Liam is a closeted professional rugby player who’s just been traded to the Melbourne club. He has no family or friends there, so he’s making friends where he can—on the beach. Matty’s a professional lifeguard on Melbourne’s beaches. He couldn’t miss the big, solitary man who’s been swimming daily.
Matty can’t read Liam’s interest, but he’s always eager to make a good friend. He’s got mates at the pub, but Matty’s tired of his lonely apartment, and Liam is pleasant company. As they spend more time together, Matty and Liam struggle with making their mutual interests known in fear that they’ll scare away a good friend. And, when they learn they both fancy one another, well, then they are nervous that getting physical might ruin the friendship.
This is a slow-burn love story. I’ll be honest, I wanted more sports. Also, I felt as if these guys really could have been anywhere—particularly a west coast US locale—instead of Melbourne. Considering what I know about Aussies, the ozone layer, and rising skin cancer rates, well, these folks spend an unexpected amount of time in the direct, beachy sunlight. Setting aside a few dialect choices, I couldn’t feel any Australian vibes coming through.
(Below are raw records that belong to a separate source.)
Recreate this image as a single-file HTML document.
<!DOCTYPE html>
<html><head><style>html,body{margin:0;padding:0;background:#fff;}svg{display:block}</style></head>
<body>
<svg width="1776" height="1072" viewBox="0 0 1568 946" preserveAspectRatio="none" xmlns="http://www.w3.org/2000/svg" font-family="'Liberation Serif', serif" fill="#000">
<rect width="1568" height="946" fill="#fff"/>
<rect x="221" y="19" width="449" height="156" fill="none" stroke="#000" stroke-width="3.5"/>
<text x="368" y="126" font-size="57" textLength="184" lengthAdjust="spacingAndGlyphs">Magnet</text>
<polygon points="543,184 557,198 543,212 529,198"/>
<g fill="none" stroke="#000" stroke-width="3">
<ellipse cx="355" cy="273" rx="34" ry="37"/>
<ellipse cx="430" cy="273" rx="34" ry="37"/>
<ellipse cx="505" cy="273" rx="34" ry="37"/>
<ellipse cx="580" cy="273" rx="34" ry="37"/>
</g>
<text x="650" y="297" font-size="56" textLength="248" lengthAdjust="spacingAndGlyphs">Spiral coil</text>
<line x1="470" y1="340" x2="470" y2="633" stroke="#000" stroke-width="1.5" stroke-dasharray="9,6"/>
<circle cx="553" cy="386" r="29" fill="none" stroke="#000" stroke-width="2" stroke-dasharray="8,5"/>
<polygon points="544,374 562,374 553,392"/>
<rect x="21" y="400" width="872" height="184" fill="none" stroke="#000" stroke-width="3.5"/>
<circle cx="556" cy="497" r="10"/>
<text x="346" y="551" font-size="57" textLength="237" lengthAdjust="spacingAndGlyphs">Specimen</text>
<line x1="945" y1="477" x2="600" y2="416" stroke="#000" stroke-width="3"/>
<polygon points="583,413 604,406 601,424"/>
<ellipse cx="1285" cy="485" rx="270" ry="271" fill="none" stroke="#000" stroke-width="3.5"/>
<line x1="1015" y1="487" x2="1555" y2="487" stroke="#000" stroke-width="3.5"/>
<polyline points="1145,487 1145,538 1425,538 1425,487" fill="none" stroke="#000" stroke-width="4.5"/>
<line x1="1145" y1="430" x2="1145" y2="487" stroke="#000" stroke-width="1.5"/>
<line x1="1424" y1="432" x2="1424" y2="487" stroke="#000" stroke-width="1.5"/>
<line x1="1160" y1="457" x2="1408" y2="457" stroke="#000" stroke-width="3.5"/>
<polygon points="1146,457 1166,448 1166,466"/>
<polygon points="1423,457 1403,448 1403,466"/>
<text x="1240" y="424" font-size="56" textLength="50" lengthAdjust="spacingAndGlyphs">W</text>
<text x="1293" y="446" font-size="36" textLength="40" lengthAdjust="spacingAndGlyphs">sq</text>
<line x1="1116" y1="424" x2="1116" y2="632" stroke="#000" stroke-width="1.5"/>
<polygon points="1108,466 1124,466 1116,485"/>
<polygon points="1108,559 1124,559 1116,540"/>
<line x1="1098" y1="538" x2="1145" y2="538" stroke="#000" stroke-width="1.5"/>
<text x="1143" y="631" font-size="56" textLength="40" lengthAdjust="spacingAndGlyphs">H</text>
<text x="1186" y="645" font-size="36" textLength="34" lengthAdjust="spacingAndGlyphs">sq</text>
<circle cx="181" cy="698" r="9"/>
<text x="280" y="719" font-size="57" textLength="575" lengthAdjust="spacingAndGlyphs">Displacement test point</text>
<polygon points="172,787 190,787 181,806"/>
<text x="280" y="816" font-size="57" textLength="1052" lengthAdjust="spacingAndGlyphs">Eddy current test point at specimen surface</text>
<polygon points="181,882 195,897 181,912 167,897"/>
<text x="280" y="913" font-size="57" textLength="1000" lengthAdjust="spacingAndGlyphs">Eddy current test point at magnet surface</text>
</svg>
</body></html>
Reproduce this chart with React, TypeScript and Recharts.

I liked how Liam built good friendships, and I loved how Matty and Liam dealt with bigots in their midst. Liam, who is bisexual, was nervous to come out to his teammates, and the situation there turns out better than expected. I felt the angst was low, which was nice. Unfortunately, the story felt a bit generic. Like, with the setting and the lack of rugby, these could have been any two guys anywhere. For me, that was a detractor, though it might not be a trouble to other readers.
A review copy of this book was provided by Dreamspinner Press.